I've been interested in home forging for a while and have some equipment. I have no experience at all and am just looking for tips and advice 

-CC


----------



## Tim Rowland (Apr 1, 2019)

What part of the US are you in?
Depending on your are you should be able to find some "hammer-ins" which can be very educational.

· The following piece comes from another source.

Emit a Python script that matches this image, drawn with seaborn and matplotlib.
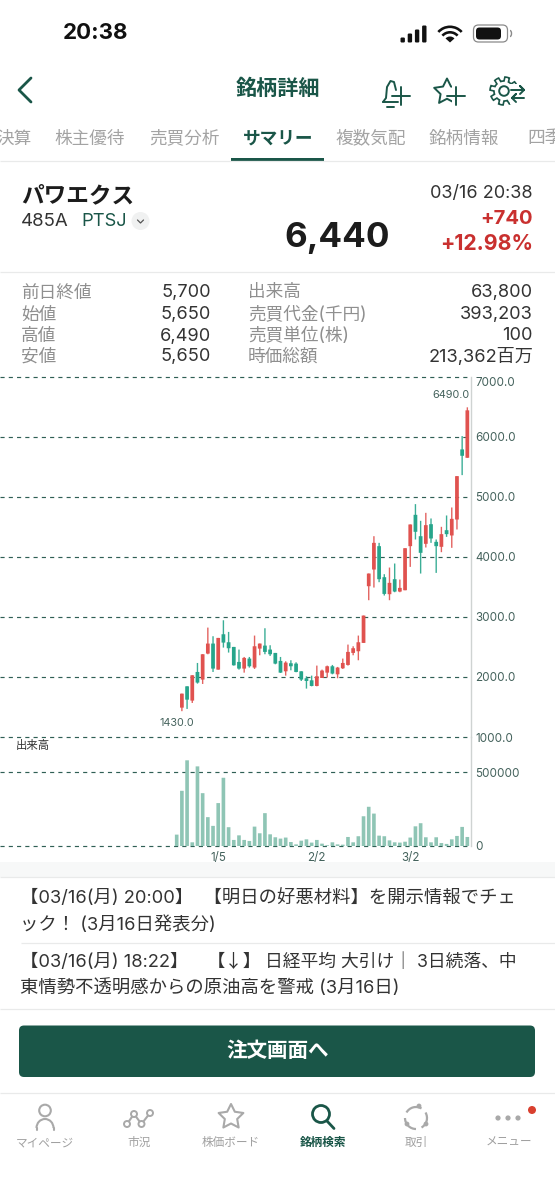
import matplotlib
matplotlib.use("Agg")
import matplotlib.pyplot as plt
from matplotlib.patches import Circle, FancyBboxPatch, Polygon, Rectangle, Wedge, Arc
import numpy as np
import seaborn as sns

# candles, first day only has volume
opens = [np.nan, 1489, 1844, 1606, 2083, 1956, 2389, 2556, 2122, 2711, 2578, 2500, 2250, 2139, 2306, 2156, 2472, 2522, 2456,
         2400, 2267, 2094, 2228, 2222, 2094, 1978, 1944, 1850, 1983, 2072, 2178, 2044, 2144, 2200, 2400, 2428, 2567,
         3511, 3789, 4178, 3661, 3378, 3628, 3422, 3444, 4178, 4700, 4344, 4217, 4544, 4250, 4167, 4444, 4356, 4622, 5789, 5650]
closes = [np.nan, 1722, 1622, 2028, 1906, 2378, 2556, 2139, 2650, 2572, 2478, 2194, 2139, 2317, 2178, 2511, 2556, 2417, 2378,
          2222, 2072, 2239, 2178, 2083, 1956, 1933, 1850, 2011, 2106, 2178, 2056, 2156, 2233, 2417, 2478, 2578, 3022,
          3722, 4233, 3628, 3383, 3567, 3422, 3483, 4144, 4539, 4417, 4067, 4528, 4306, 4178, 4378, 4378, 4633, 5344, 5683, 6440]
highs = [np.nan, 1722, 1844, 2028, 2233, 2378, 2822, 2678, 2650, 2944, 2750, 2500, 2456, 2333, 2333, 2689, 2556, 2811, 2528,
         2400, 2333, 2261, 2278, 2244, 2094, 2011, 2022, 2189, 2122, 2189, 2200, 2167, 2306, 2539, 2511, 2689, 3022,
         3722, 4344, 4233, 3711, 3822, 3889, 3622, 4144, 4539, 4878, 4600, 4733, 4639, 4289, 4500, 4689, 4822, 5344, 6011, 6490]
lows = [np.nan, 1430, 1467, 1567, 1889, 1883, 2378, 2083, 2122, 2489, 2406, 2189, 2122, 2072, 2156, 2133, 2361, 2378, 2350,
        2211, 2067, 2022, 2111, 2078, 1933, 1806, 1844, 1844, 1983, 1989, 2044, 1978, 2133, 2189, 2361, 2278, 2567,
        3278, 3489, 3578, 3356, 3278, 3411, 3411, 3444, 3833, 4289, 3722, 4156, 4233, 3733, 4078, 4333, 4150, 4456, 5361, 5650]
volumes = [76900, 373000, 579000, 25000, 538000, 357000, 195000, 136000, 290000, 461000, 127000, 41000, 72000, 41000, 34000,
           131000, 86000, 222000, 79000, 59000, 50000, 57000, 27000, 11000, 36000, 45000, 23000, 41000, 16000, 5000, 25000,
           11000, 9000, 61000, 25000, 66000, 201000, 265000, 219000, 70000, 66000, 38000, 25000, 23000, 29000, 57000,
           133000, 154000, 59000, 25000, 59000, 20000, 14000, 45000, 68000, 129000, 61000]
price_ticks = [1000, 2000, 3000, 4000, 5000, 6000, 7000]
volume_ticks = [0, 500000]
date_pos = [8, 27, 45]
date_labels = ["1/5", "2/2", "3/2"]

tabs = ["株主優待", "売買分析", "サマリー", "複数気配", "銘柄情報"]
left_rows = [("前日終値", "5,700"), ("始値", "5,650"), ("高値", "6,490"), ("安値", "5,650")]
right_rows = [("出来高", "63,800"), ("売買代金(千円)", "393,203"), ("売買単位(株)", "100"), ("時価総額", "213,362百万")]
nav_labels = ["マイページ", "市況", "株価ボード", "銘柄検索", "取引", "メニュー"]

RED = "#e0524f"
GREEN = "#26a58b"
DARK = "#1a5648"
AXIS_TXT = "#44625c"
GREY_TXT = "#a3a3a3"
W, H = 555, 1200

sns.set_theme(style="white")
plt.rcParams["font.family"] = ["Inter", "Noto Sans CJK JP", "DejaVu Sans"]

fig = plt.figure(figsize=(W / 100, H / 100), dpi=100, facecolor="white")


def rect(l, t, r, b):
    return [l / W, 1 - b / H, (r - l) / W, (b - t) / H]


ui = fig.add_axes([0, 0, 1, 1])
ui.set_xlim(0, W)
ui.set_ylim(H, 0)
ui.axis("off")


def txt(x, y, s, size=12.7, color="#2a2a2a", ha="left", weight="normal", **kw):
    ui.text(x, y, s, fontsize=size, color=color, ha=ha, va="center", fontweight=weight, **kw)


def hline(y, x0=0, x1=W, color="#e9eaea", lw=0.9):
    ui.plot([x0, x1], [y, y], color=color, lw=lw, solid_capstyle="butt")


def stroke(xs, ys, color=DARK, lw=1.4):
    ui.plot(xs, ys, color=color, lw=lw, solid_capstyle="round", solid_joinstyle="round")


def star(cx, cy, r, color, lw=1.4):
    ang = np.pi / 2 + np.arange(10) * np.pi / 5
    rad = np.where(np.arange(10) % 2 == 0, r, r * 0.5)
    ui.add_patch(Polygon(np.c_[cx + rad * np.cos(ang), cy - rad * np.sin(ang)], closed=True,
                         fill=False, ec=color, lw=lw, joinstyle="round"))


# status bar
txt(96, 33, "20:38", size=16, color="#111111", ha="center", weight="bold")
for i, h in enumerate([5, 9, 13, 17]):
    ui.add_patch(FancyBboxPatch((400.5 + i * 7.2, 42.5 - h), 4.4, h, boxstyle="round,pad=0,rounding_size=1.2", fc="#111111", ec="none"))
for r, w in [(17, 2.6), (11.5, 2.6), (6, 6)]:
    ui.add_patch(Wedge((450, 42.5), r, 222, 318, width=w, fc="#111111", ec="none"))
ui.add_patch(FancyBboxPatch((473.5, 25), 34, 17, boxstyle="round,pad=0,rounding_size=5", fc="none", ec="#8a8a8a", lw=0.9))
ui.add_patch(FancyBboxPatch((476, 27.5), 25, 12, boxstyle="round,pad=0,rounding_size=3.5", fc="#111111", ec="none"))
ui.add_patch(Arc((510, 33.5), 3, 6, theta1=-90, theta2=90, color="#8a8a8a", lw=1))

# header
stroke([31, 19, 31], [78, 90, 102], lw=2.0)
txt(278, 89, "銘柄詳細", size=15.2, color=DARK, ha="center", weight="bold")
# bell
stroke([383, 386, 387, 390.5, 394, 395, 396], [102, 98, 87, 81, 82, 86, 90])
stroke([383, 398], [102, 102])
stroke([387, 394], [106.5, 106.5])
stroke([401, 401], [87, 105])
stroke([392, 410], [96, 96])
star(447, 92, 13.5, DARK)
ui.add_patch(Rectangle((452, 85), 10, 21, fc="white", ec="none"))
stroke([456, 456], [87, 105])
stroke([447, 465], [96, 96])
# gear with arrows
ang = np.linspace(0, 2 * np.pi, 97)
rad = 12 + 2 * np.sign(np.sin(8 * ang))
ui.fill(504 + rad * np.cos(ang), 91 + rad * np.sin(ang), fc="none", ec=DARK, lw=1.2)
ui.add_patch(Circle((504, 91), 4.8, fc="none", ec=DARK, lw=1.4))
ui.add_patch(Rectangle((510, 84), 18, 20, fc="white", ec="none"))
stroke([511, 524, 520, 524, 520], [90, 90, 86, 90, 94])
stroke([524, 512, 516, 512, 516], [98, 98, 94, 98, 102])

# tabs, the two outer ones run off the screen as in the app
txt(32, 139, "決算", size=12.7, color=GREY_TXT, ha="right")
for x, s in zip([90, 184, 278, 371, 464], tabs):
    active = s == "サマリー"
    txt(x, 139, s, size=12.7, color=DARK if active else GREY_TXT, ha="center", weight="bold" if active else "normal")
txt(527, 139, "四季", size=12.7, color=GREY_TXT)
hline(161)
ui.add_patch(Rectangle((231, 158), 93, 2.8, fc=DARK, ec="none"))

# quote block
txt(21, 196, "パワエクス", size=16.3, color="#1c1c1c", weight="bold")
txt(21, 221, "485A", size=13.4, color="#333333")
txt(81, 221, "PTSJ", size=13.2, color=DARK)
ui.add_patch(Circle((140.5, 221), 9, fc="#f0f1f1", ec="none"))
stroke([137.5, 140.5, 143.5], [220, 223, 220], color="#555555", lw=0.9)
txt(533, 193, "03/16 20:38", size=13, color="#333333", ha="right")
txt(533, 219, "+740", size=14.6, color="#c9302f", ha="right", weight="bold")
txt(533, 244, "+12.98%", size=15.3, color="#c9302f", ha="right", weight="bold")
txt(390, 238, "6,440", size=25.2, color="#1c1c1c", ha="right", weight="bold")
hline(271.5)
for y, (a, b), (c, d) in zip([293, 315, 336, 357], left_rows, right_rows):
    txt(21, y, a, color="#8f8f8f")
    txt(211, y, b, size=13.1, color="#333333", ha="right")
    txt(248, y, c, color="#8f8f8f")
    txt(533, y, d, size=13.1, color="#333333", ha="right")

# price chart
x0, step = 176.7, 5.19
xlim = (-x0 / step, (471 - x0) / step)
days = np.arange(len(volumes))
o, c, hi, lo = map(np.array, (opens, closes, highs, lows))
ax = fig.add_axes(rect(0, 376.7, 471, 737), facecolor="none")
colors = [RED if b >= a else GREEN for a, b in zip(o, c)]
wicks = ax.vlines(days, lo, hi, colors=colors, lw=1.0, alpha=0.9, zorder=3)
wicks.set_snap(False)
bodies = ax.bar(days, np.abs(c - o), bottom=np.minimum(o, c), width=0.72, color=colors, linewidth=0, zorder=4)
for p in bodies:
    p.set_snap(False)
ax.set_xlim(*xlim)
ax.set_ylim(1000, 7000)
ax.set_yticks(price_ticks)
ax.set_yticklabels([f"{t:.1f}" for t in price_ticks])
ax.set_xticks([])
ax.yaxis.tick_right()
ax.tick_params(axis="y", length=0, pad=3, labelsize=8.4, labelcolor=AXIS_TXT)
ax.yaxis.get_ticklabels()[-1].set_verticalalignment("top")
ax.grid(axis="y", color="#2f5f55", lw=0.85, linestyle=(0, (3.5, 3.5)), clip_on=False)
for side in ["top", "left", "bottom"]:
    ax.spines[side].set_visible(False)
ax.spines["right"].set_color("#cfd3d2")
ax.spines["right"].set_linewidth(1)
ax.annotate(f"{max(highs[1:]):.1f}", (days[-1], max(highs[1:])), xytext=(1.5, 5), textcoords="offset points",
            ha="right", va="bottom", fontsize=7.8, color=AXIS_TXT)
ax.annotate(f"{min(lows[1:]):.1f}", (days[1], min(lows[1:])), xytext=(-4, -5), textcoords="offset points",
            ha="center", va="top", fontsize=7.8, color=AXIS_TXT)

# volume chart
ax2 = fig.add_axes(rect(0, 737, 471, 846), facecolor="none")
sns.barplot(x=days, y=volumes, native_scale=True, width=0.7, color="#8fc5b5", saturation=1, linewidth=0, ax=ax2, zorder=3)
for p in ax2.patches:
    p.set_snap(False)
ax2.set_xlim(*xlim)
ax2.set_ylim(0, 736500)
ax2.set_xlabel("")
ax2.set_ylabel("")
ax2.set_yticks(volume_ticks)
ax2.set_yticklabels([str(t) for t in volume_ticks])
ax2.set_xticks(date_pos)
ax2.set_xticklabels(date_labels)
ax2.yaxis.tick_right()
ax2.tick_params(axis="y", length=0, pad=3, labelsize=8.4, labelcolor=AXIS_TXT)
ax2.tick_params(axis="x", length=0, pad=4, labelsize=8.4, labelcolor=AXIS_TXT)
ax2.grid(axis="y", color="#2f5f55", lw=0.85, linestyle=(0, (3.5, 3.5)), clip_on=False)
for side in ["top", "left", "bottom"]:
    ax2.spines[side].set_visible(False)
ax2.spines["right"].set_color("#cfd3d2")
ax2.spines["right"].set_linewidth(1)
txt(16, 745, "出来高", size=8.2, color="#333333")

# news
ui.add_patch(Rectangle((0, 862), W, 15, fc="#f7f8f8", ec="none"))
hline(877)
txt(20, 898, "【03/16(月) 20:00】  【明日の好悪材料】を開示情報でチェ", size=13.2, color="#333333")
txt(20, 925, "ック！ (3月16日発表分)", size=13.2, color="#333333")
hline(943, x0=21)
txt(20, 962, "【03/16(月) 18:22】", size=13.2, color="#333333")
txt(207, 962, "【↓】", size=13.2, color="#333333", family=["Noto Sans CJK JP", "DejaVu Sans"])
txt(265, 962, "日経平均 大引け｜ 3日続落、中", size=12.8, color="#333333")
txt(20, 988, "東情勢不透明感からの原油高を警戒 (3月16日)", size=13.2, color="#333333")
hline(1009)
ui.add_patch(FancyBboxPatch((19, 1025.5), 516, 51.5, boxstyle="round,pad=0,rounding_size=5", fc="#1a5648", ec="none"))
txt(278, 1051, "注文画面へ", size=14.8, color="white", ha="center", weight="bold")
hline(1092.5)

# bottom nav
ICON = "#a9a9a9"
for x, s in zip([45, 139, 231, 323, 416, 509], nav_labels):
    active = s == "銘柄検索"
    txt(x, 1143, s, size=8.4, color=DARK if active else "#a0a0a0", ha="center", weight="bold" if active else "normal")
ui.add_patch(Circle((45, 1110.5), 5.8, fc="none", ec=ICON, lw=1.5))
ui.add_patch(Arc((45, 1128), 17, 18, theta1=180, theta2=360, color=ICON, lw=1.5))
stroke([36.5, 36.5], [1128, 1130], color=ICON, lw=1.5)
stroke([53.5, 53.5], [1128, 1130], color=ICON, lw=1.5)
pts = [(127, 1124), (134, 1114), (141.5, 1124), (150, 1113)]
stroke([p[0] for p in pts], [p[1] for p in pts], color=ICON, lw=1.5)
for p in pts:
    ui.add_patch(Circle(p, 3, fc="white", ec=ICON, lw=1.4, zorder=3))
star(231, 1117, 13, ICON, lw=1.5)
ui.add_patch(Circle((321, 1114), 8.5, fc="none", ec=DARK, lw=2))
stroke([327, 334], [1121, 1128.5], color=DARK, lw=2)
for t1, t2, tip in [(-30, 60, (419, 1106)), (90, 180, (407, 1124)), (210, 300, (426, 1124))]:
    ui.add_patch(Arc((416, 1118), 22, 22, theta1=t1, theta2=t2, color=ICON, lw=1.6))
    ui.add_patch(Circle(tip, 2.4, fc=ICON, ec="none"))
for x in [498, 508, 518]:
    ui.add_patch(Circle((x, 1118), 2.6, fc=ICON, ec="none"))
ui.add_patch(Circle((532, 1110), 4, fc="#d9402f", ec="none"))

fig.savefig("out.png", dpi=100)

*ABS Hammer In Schedule for 2019*
*March 21-24, 2019*
*Spring Great Smoky Mountain Hammer-In*
*Haywood Community College, Clyde, North Carolina*
*ABS Contact - Ken Hall 828-627-2135 or Email [email protected]*


*April 13-14. 2019*
*Spring Piney Woods Hammer In*
*Texarkana College - Moran School of Bladesmithing, Washington, Arkansas*
*ABS Contact - Mike Williams (580) 420-3051 or Email [email protected]*


*July 12-14, 2019*

*Eleventh Annual New England Bladesmith Symposium*
*New England School of Metalwork*
*ABS Contact - Derek Glaser (888) 753-7502 or Email [email protected]*


*August 23-25, 2019*
*Mid America Hammer-In*
*Miami County Fairgrounds, Troy, Ohio*
*ABS Contact – Butch Sheely (419) 308-3471 or Email [email protected]*
*October 12 and 13, 2019
Fall Piney Woods Hammer-In
Texarkana College - Moran School of Bladesmithing, Washington, Arkansas
ABS Contact - Mike Williams (580) 420-3051 or Email [email protected]*


----------



## CulinaryCellist (Apr 1, 2019)

Tim Rowland said:


> What part of the US are you in?
> Depending on your are you should be able to find some "hammer-ins" which can be very educational.
> 
> *ABS Hammer In Schedule for 2019*
> ...


Texarkana would be closest to where I am I'm in Dallas Texas


----------



## milkbaby (Apr 1, 2019)

Some blacksmiths/bladesmiths offer classes which is an option. Some bladesmiths are friendly enough that they might be willing to just let you come watch and learn if you ask. Try the shop talk forum at Bladeforums.com there are many more makers over there.


----------



## CulinaryCellist (Apr 1, 2019)

Will do, thanks a bunch. I know the people over at Weige forges in Austin offer classes, the price is a tad steep for my wallet though

-CC


----------



## RonB (Apr 1, 2019)

http://www.shadowhawkblades.com/blacksmithing-classes.html

https://texasknives.org/knife-making-supplies/knifemaking-schools/

There are more links if you want to google "knifemaking schools in Texas", and googling "blacksmithing" should give you plenty more hits.


----------



## CulinaryCellist (Apr 1, 2019)

Thanks for the links, 

shadowhawkblades classes are definitely more in my price range


----------